NEW YORK (Dec. 15)
American businessmen and investors were urged today to invest in Israel’s industry at a luncheon of the American-Israel Chamber of Commerce at which Abraham Dor, chief engineer of the Israel Mining Industries, and Bruce McDaniel, former head of the U. S. Foreign Operations Mission in Israel, were the principal speakers.
Mr. Dor told the audience, which consisted of American industrialists, exporters and financiers, that “Israel has some 30,000,000 metric tons of proven and indicated copper ores, containing some 400,000 tons of copper.

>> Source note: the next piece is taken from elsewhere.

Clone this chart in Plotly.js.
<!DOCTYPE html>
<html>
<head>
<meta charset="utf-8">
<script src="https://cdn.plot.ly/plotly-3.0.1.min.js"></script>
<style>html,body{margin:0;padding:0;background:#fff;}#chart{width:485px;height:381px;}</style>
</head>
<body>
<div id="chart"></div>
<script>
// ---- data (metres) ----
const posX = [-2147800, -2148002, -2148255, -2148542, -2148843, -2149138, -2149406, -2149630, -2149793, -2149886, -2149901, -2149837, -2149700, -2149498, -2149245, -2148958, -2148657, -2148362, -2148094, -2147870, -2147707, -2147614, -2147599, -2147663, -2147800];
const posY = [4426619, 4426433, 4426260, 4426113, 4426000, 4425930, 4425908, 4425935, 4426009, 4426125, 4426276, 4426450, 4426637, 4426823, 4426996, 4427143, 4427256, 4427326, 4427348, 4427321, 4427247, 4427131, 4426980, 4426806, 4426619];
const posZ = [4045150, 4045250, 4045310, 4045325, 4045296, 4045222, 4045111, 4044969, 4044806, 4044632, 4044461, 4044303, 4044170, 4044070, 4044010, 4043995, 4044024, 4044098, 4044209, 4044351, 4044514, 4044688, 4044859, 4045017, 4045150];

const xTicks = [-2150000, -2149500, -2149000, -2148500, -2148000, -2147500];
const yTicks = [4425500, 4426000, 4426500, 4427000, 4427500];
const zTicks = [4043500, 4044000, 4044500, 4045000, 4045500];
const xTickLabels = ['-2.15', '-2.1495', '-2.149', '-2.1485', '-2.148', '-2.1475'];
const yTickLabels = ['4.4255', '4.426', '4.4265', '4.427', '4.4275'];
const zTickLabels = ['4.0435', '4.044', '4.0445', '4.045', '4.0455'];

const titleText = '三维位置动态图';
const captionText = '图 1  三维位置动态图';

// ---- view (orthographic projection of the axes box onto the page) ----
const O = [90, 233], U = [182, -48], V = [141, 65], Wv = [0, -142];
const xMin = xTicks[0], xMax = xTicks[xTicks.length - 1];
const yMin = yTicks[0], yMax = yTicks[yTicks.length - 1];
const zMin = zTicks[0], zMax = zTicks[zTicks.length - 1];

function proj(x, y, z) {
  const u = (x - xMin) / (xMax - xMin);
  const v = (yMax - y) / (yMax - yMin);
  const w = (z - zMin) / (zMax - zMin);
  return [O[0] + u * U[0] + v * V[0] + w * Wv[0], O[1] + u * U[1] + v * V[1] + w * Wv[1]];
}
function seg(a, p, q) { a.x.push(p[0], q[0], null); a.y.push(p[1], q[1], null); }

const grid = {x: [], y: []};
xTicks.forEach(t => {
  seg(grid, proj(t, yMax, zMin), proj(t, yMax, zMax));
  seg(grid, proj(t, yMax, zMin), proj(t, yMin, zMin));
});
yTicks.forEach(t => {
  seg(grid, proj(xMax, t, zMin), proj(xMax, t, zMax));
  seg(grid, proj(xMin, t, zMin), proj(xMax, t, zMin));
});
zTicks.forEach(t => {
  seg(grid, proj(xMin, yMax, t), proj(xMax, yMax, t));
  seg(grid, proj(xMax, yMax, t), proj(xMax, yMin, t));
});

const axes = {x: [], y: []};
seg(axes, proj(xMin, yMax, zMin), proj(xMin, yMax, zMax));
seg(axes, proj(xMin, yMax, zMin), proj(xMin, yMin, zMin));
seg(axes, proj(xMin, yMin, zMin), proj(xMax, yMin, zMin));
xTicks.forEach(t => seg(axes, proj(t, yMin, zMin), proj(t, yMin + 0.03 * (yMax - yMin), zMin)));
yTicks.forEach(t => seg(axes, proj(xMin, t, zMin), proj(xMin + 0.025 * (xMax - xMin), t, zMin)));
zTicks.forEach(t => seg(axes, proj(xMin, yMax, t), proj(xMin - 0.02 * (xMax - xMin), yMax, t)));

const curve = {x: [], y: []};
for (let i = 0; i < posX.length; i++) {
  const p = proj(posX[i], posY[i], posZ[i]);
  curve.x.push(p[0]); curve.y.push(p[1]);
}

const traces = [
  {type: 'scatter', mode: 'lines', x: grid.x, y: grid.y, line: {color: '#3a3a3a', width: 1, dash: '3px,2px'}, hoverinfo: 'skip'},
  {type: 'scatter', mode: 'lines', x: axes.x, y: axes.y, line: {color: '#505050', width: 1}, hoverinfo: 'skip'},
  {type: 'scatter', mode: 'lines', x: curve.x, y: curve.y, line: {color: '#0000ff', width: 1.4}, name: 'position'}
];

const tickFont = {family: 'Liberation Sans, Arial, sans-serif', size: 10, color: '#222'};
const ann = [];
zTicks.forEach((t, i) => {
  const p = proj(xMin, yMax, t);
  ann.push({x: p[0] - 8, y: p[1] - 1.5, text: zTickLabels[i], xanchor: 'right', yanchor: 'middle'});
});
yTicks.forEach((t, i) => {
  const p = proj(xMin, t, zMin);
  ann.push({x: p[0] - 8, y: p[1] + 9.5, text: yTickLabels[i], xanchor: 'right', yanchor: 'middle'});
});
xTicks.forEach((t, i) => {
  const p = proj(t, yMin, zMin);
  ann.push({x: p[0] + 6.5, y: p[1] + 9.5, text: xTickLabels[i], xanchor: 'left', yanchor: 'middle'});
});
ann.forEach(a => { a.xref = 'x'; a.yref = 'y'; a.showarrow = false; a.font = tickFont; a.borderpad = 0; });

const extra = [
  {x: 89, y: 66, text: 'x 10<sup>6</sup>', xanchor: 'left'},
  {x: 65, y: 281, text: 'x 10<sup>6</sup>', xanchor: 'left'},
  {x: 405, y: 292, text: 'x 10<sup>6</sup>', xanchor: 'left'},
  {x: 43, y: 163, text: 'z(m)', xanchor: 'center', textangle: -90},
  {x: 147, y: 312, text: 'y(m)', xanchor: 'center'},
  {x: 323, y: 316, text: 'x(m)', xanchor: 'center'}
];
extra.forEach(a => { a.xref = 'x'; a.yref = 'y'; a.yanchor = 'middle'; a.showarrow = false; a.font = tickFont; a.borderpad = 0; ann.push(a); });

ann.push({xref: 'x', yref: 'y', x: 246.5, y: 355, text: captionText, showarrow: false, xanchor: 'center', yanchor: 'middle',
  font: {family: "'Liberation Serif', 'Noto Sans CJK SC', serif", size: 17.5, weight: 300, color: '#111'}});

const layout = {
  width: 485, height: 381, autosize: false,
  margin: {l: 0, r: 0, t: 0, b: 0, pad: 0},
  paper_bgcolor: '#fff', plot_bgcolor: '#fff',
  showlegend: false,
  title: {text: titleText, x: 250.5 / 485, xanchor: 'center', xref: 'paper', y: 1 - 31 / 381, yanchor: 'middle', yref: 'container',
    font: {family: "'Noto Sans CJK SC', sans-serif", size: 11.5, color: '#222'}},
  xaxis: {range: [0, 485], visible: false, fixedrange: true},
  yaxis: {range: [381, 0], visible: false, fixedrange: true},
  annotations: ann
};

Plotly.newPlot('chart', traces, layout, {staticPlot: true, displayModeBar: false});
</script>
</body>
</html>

The engineering work for setting up the metallurgical plant,” he added, “is being carried out by competent U.S. firms.” He also revealed that satisfactory iron ores were discovered in the Galilee, and that these ores, together with iron obtainable in the process of manufacturing at Haifa sulphuric acid, will enable Israel to produce over 50,000 tons of pig iron annually.
Israel’s chief mining engineer said that with the copper ores and the extraction needs available, Israel now faces the choice between a small copper-producing plant with a capacity of about 4,000 tons annually, or a larger one to produce about 14,000 tons annually. The investments involved are four and ten million dollars respectively, “This field of investment, production and export is open to American private initiative,” he declared, pointing out the copper would be produced at competitive prices.

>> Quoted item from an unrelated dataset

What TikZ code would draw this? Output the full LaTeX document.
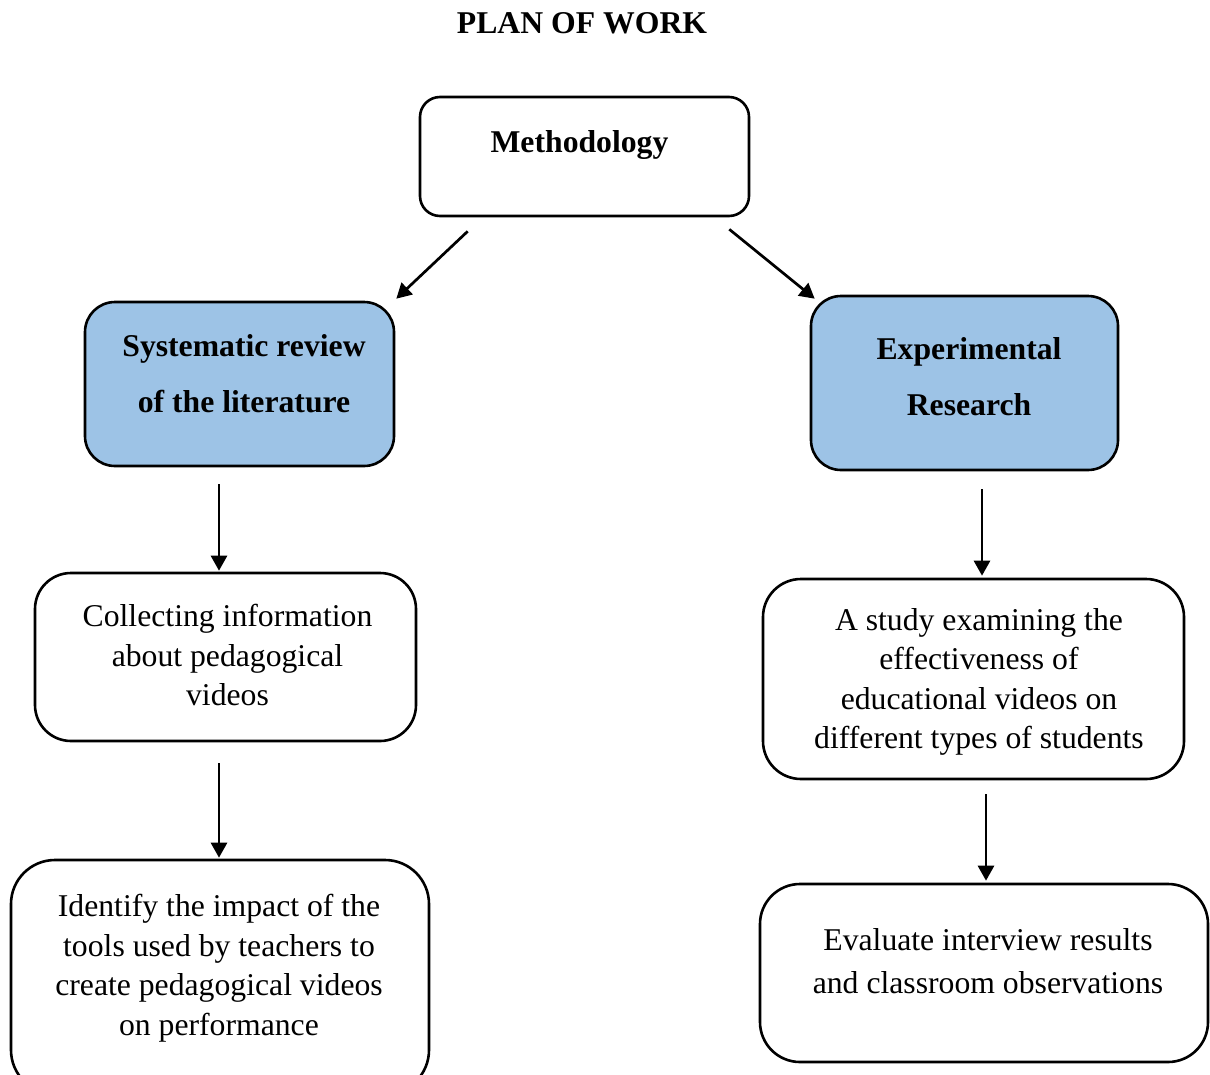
\documentclass[tikz,border=0pt]{standalone}
\usepackage{fontspec}
\setmainfont{Liberation Serif}
\usetikzlibrary{arrows.meta}
\definecolor{boxblue}{RGB}{157,195,230}
\tikzset{
  box/.style={draw=black, line width=2.6pt, rounded corners=30pt, fill=white, inner sep=0pt},
  bluebox/.style={box, fill=boxblue},
  txt/.style={align=center, inner sep=0pt, font=\fontsize{31.7}{39.5}\selectfont},
  btxt/.style={align=center, inner sep=0pt, font=\fontsize{31.7}{56}\selectfont\bfseries},
  arr/.style={line width=2.7pt, -{Triangle[length=15pt,width=16pt]}}
}
\begin{document}
\begin{tikzpicture}[x=1pt,y=-1pt]
\useasboundingbox (0,0) rectangle (1210,1074);
\fill[white] (0,0) rectangle (1210,1074);

\node[btxt] (title) at (582,23) {PLAN OF WORK};

% boxes
\node[box, rounded corners=20pt, minimum width=329pt, minimum height=119pt] (meth) at (584.5,156.5) {};
\node[bluebox, minimum width=309pt, minimum height=164pt] (sys) at (239.5,384) {};
\node[bluebox, minimum width=307pt, minimum height=174pt] (exp) at (964.5,383) {};
\node[box, rounded corners=36pt, minimum width=381pt, minimum height=168pt] (col) at (225.5,657) {};
\node[box, rounded corners=38pt, minimum width=421pt, minimum height=200pt] (stu) at (973.5,679) {};
\node[box, rounded corners=44pt, minimum width=418pt, minimum height=234pt] (iden) at (220,977) {};
\node[box, rounded corners=40pt, minimum width=448pt, minimum height=178pt] (eva) at (984,973) {};

% texts
\node[btxt] (methT) at (579.5,145) {Methodology};
\node[btxt] (sysT) at (244,374) {Systematic review\\of the literature};
\node[btxt] (expT) at (969,377) {Experimental\\Research};
\node[txt] (colT) at (227.5,655) {Collecting information\\about pedagogical\\videos};
\node[txt] (stuT) at (979,682) {A study examining the\\effectiveness of\\educational videos on\\different types of students};
\node[txt] (idenT) at (219,968) {Identify the impact of the\\tools used by teachers to\\create pedagogical videos\\on performance};
\node[txt, font=\fontsize{31.7}{43}\selectfont] (evaT) at (988,961) {Evaluate interview results\\and classroom observations};

% arrows
\draw[arr] ([xshift=49pt,yshift=-14pt]meth.south west) -- ([xshift=1pt,yshift=2pt]sys.north east);
\draw[arr] ([xshift=-21pt,yshift=-12pt]meth.south east) -- ([xshift=5pt,yshift=-4pt]exp.north west);
\draw[arr] ([xshift=-20.5pt,yshift=-17pt]sys.south) -- ([xshift=-6.5pt,yshift=1pt]col.north);
\draw[arr] ([xshift=-6.5pt,yshift=-21pt]col.south) -- ([xshift=-1pt,yshift=1pt]iden.north);
\draw[arr] ([xshift=17.5pt,yshift=-18pt]exp.south) -- ([xshift=8.5pt,yshift=2pt]stu.north);
\draw[arr] ([xshift=12.5pt,yshift=-14pt]stu.south) -- ([xshift=2pt,yshift=2pt]eva.north);
\end{tikzpicture}
\end{document}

Mr. McDaniel said that “agricultural products for industry, textiles, metals and chemicals are the fields of economic development on which basic stress will be put in Israel and wherein American business can find promising opportunities.” He drew the attention of American business also to the fact that Israel is spending over $10,000,000 annually for spare and replacement parts, and to the urgent need of overhauling Israel’s road transport, mainly bus services. He saw in these two fields added opportunities for U.S. businessmen.
Benjamin Cooper, vice president of the Chamber and president of the engineering firm Taller and Cooper, said his group believes in the future of Israel as a center of industry and international trade. The numerous multi-lateral business possibilities with Israel as a party have led the American-Israel Chamber to contemplate the setting up of a union of all the Israel bi-national Chambers of Commerce in Europe, South America, Australia and the U.S., he announced. “Such a union,” he said, “would open up to our members more international trade opportunities and would put at their disposal the facilities of the Israel bi-national chambers in all the other countries.”